▶ Short problem:
The lines to extract run from the first line of the material below to the line containing "const yTicks = [0, 500, 1000, 1500, 2000, 2500];", both included; leave the pictures behind.
-- start Information shown --
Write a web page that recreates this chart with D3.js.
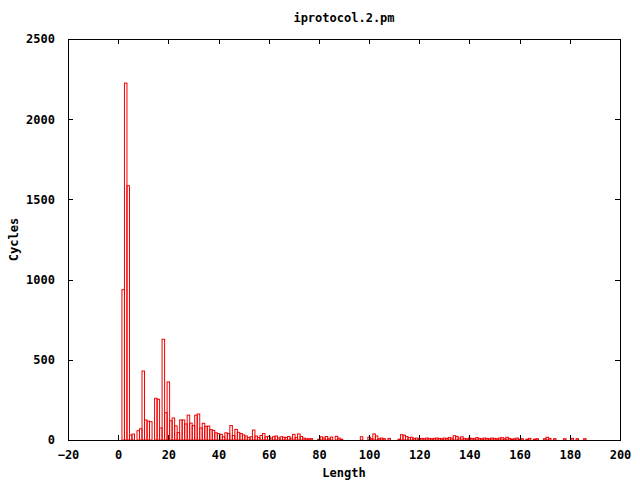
<!DOCTYPE html>
<html>
<head>
<meta charset="utf-8">
<script src="https://cdn.jsdelivr.net/npm/d3@7"></script>
<style>
  html, body { margin: 0; padding: 0; background: #fff; }
  svg { display: block; }
  text { font-family: "DejaVu Sans Mono", "Liberation Mono", monospace; font-weight: bold; font-size: 12px; fill: #000; }
</style>
</head>
<body>
<svg id="chart" width="640" height="480"></svg>
<script>
const title = "iprotocol.2.pm";
const xLabel = "Length";
const yLabel = "Cycles";
const xTicks = [-20, 0, 20, 40, 60, 80, 100, 120, 140, 160, 180, 200];
const yTicks = [0, 500, 1000, 1500, 2000, 2500];

const lengths = [
  2, 3, 4, 5, 6, 7, 8, 9, 10, 11, 12, 13, 14, 15, 16, 17, 18, 19, 20,
  21, 22, 23, 24, 25, 26, 27, 28, 29, 30, 31, 32, 33, 34, 35, 36, 37, 38, 39, 40,
  41, 42, 43, 44, 45, 46, 47, 48, 49, 50, 51, 52, 53, 54, 55, 56, 57, 58, 59, 60,
  61, 62, 63, 64, 65, 66, 67, 68, 69, 70, 71, 72, 73, 74, 75, 76, 77, 78, 79, 80,
  81, 82, 83, 84, 85, 86, 87, 88, 89, 90, 91, 92, 93, 94, 95, 96, 97, 98, 99, 100,
  101, 102, 103, 104, 105, 106, 107, 108, 109, 110, 111, 112, 113, 114, 115, 116, 117, 118, 119, 120,
  121, 122, 123, 124, 125, 126, 127, 128, 129, 130, 131, 132, 133, 134, 135, 136, 137, 138, 139, 140,
  141, 142, 143, 144, 145, 146, 147, 148, 149, 150, 151, 152, 153, 154, 155, 156, 157, 158, 159, 160,
  161, 162, 163, 164, 165, 166, 167, 168, 169, 170, 171, 172, 173, 174, 175, 176, 177, 178, 179, 180,
  181, 182, 183, 184, 185, 186
];
const cycles = [
  937, 2225, 1585, 30, 37, 0, 58, 70, 430, 125, 118, 114, 0, 260, 254, 75, 628, 170, 362,
  120, 137, 88, 46, 125, 125, 100, 155, 105, 90, 155, 162, 75, 104, 85, 87, 65, 60, 45, 40,
  35, 20, 45, 40, 90, 28, 66, 48, 40, 32, 25, 15, 20, 62, 25, 15, 28, 40, 20, 23,
  12, 20, 25, 12, 20, 18, 15, 22, 12, 35, 15, 38, 22, 12, 8, 8, 8, 0, 0, 5,
  20, 12, 22, 8, 18, 0, 23, 12, 5, 0, 0, 0, 0, 0, 0, 0, 20, 0, 0, 18,
  8, 38, 25, 8, 12, 8, 0, 10, 0, 0, 0, 5, 33, 30, 22, 15, 17, 10, 12, 8,
  10, 8, 12, 10, 8, 10, 12, 10, 8, 12, 10, 15, 12, 27, 22, 12, 20, 10, 8, 12,
  10, 8, 15, 10, 8, 12, 10, 8, 12, 10, 8, 12, 15, 8, 17, 10, 5, 8, 12, 5,
  8, 0, 5, 10, 0, 5, 8, 0, 0, 8, 17, 10, 0, 8, 0, 0, 0, 8, 0, 0,
  10, 0, 8, 0, 0, 8
];

const svg = d3.select("#chart");
const m = { left: 68, right: 620, top: 39, bottom: 440 };

const x = d3.scaleLinear().domain([-20, 200]).range([m.left, m.right]);
const y = d3.scaleLinear().domain([0, 2500]).range([m.bottom, m.top]);

const data = lengths.map((l, i) => ({ l, v: cycles[i] }));

// bars (boxes of width 1)
svg.append("g")
  .selectAll("rect")
  .data(data.filter(d => d.v > 0))
  .join("rect")
  .attr("x", d => x(d.l - 0.5))
  .attr("width", d => x(d.l + 0.5) - x(d.l - 0.5))
  .attr("y", d => y(d.v))
  .attr("height", d => y(0) - y(d.v))
  .attr("fill", "none")
  .attr("stroke", "#ee0000")
  .attr("stroke-width", 1);

const tickLen = 5;
const xAxisB = d3.axisBottom(x).tickValues(xTicks).tickSize(-tickLen).tickPadding(tickLen + 5).tickFormat(d3.format("d"));
const gxb = svg.append("g").attr("transform", `translate(0,${m.bottom})`).call(xAxisB);
const xAxisT = d3.axisTop(x).tickValues(xTicks).tickSize(-tickLen).tickFormat("");
const gxt = svg.append("g").attr("transform", `translate(0,${m.top})`).call(xAxisT);
const yAxisL = d3.axisLeft(y).tickValues(yTicks).tickSize(-tickLen).tickPadding(tickLen + 8).tickFormat(d3.format("d"));
const gyl = svg.append("g").attr("transform", `translate(${m.left},0)`).call(yAxisL);
const yAxisR = d3.axisRight(y).tickValues(yTicks).tickSize(-tickLen).tickFormat("");
const gyr = svg.append("g").attr("transform", `translate(${m.right},0)`).call(yAxisR);

[gxb, gxt, gyl, gyr].forEach(g => {
  g.select(".domain").remove();
  g.selectAll("line").attr("stroke", "#000").attr("shape-rendering", "crispEdges");
  g.selectAll("text").attr("font-family", null).attr("font-size", null).style("fill", "#000");
});
gxb.selectAll(".tick line").filter(d => d === -20 || d === 200).remove();
gxt.selectAll(".tick line").filter(d => d === -20 || d === 200).remove();
gyl.selectAll(".tick line").filter(d => d === 0 || d === 2500).remove();
gyr.selectAll(".tick line").filter(d => d === 0 || d === 2500).remove();

svg.append("rect")
  .attr("x", m.left + 0.5).attr("y", m.top + 0.5)
  .attr("width", m.right - m.left).attr("height", m.bottom - m.top)
  .attr("fill", "none").attr("stroke", "#000").attr("stroke-width", 1)
  .attr("shape-rendering", "crispEdges");

svg.append("text").attr("x", (m.left + m.right) / 2).attr("y", 22)
  .attr("text-anchor", "middle").text(title);
svg.append("text").attr("x", (m.left + m.right) / 2).attr("y", 477)
  .attr("text-anchor", "middle").text(xLabel);
svg.append("text")
  .attr("transform", `translate(18,${(m.top + m.bottom) / 2}) rotate(-90)`)
  .attr("text-anchor", "middle").text(yLabel);
</script>
</body>
</html>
-- end Information shown --
▶ Response to this exercise:
Write a web page that recreates this chart with D3.js.
<!DOCTYPE html>
<html>
<head>
<meta charset="utf-8">
<script src="https://cdn.jsdelivr.net/npm/d3@7"></script>
<style>
  html, body { margin: 0; padding: 0; background: #fff; }
  svg { display: block; }
  text { font-family: "DejaVu Sans Mono", "Liberation Mono", monospace; font-weight: bold; font-size: 12px; fill: #000; }
</style>
</head>
<body>
<svg id="chart" width="640" height="480"></svg>
<script>
const title = "iprotocol.2.pm";
const xLabel = "Length";
const yLabel = "Cycles";
const xTicks = [-20, 0, 20, 40, 60, 80, 100, 120, 140, 160, 180, 200];
const yTicks = [0, 500, 1000, 1500, 2000, 2500];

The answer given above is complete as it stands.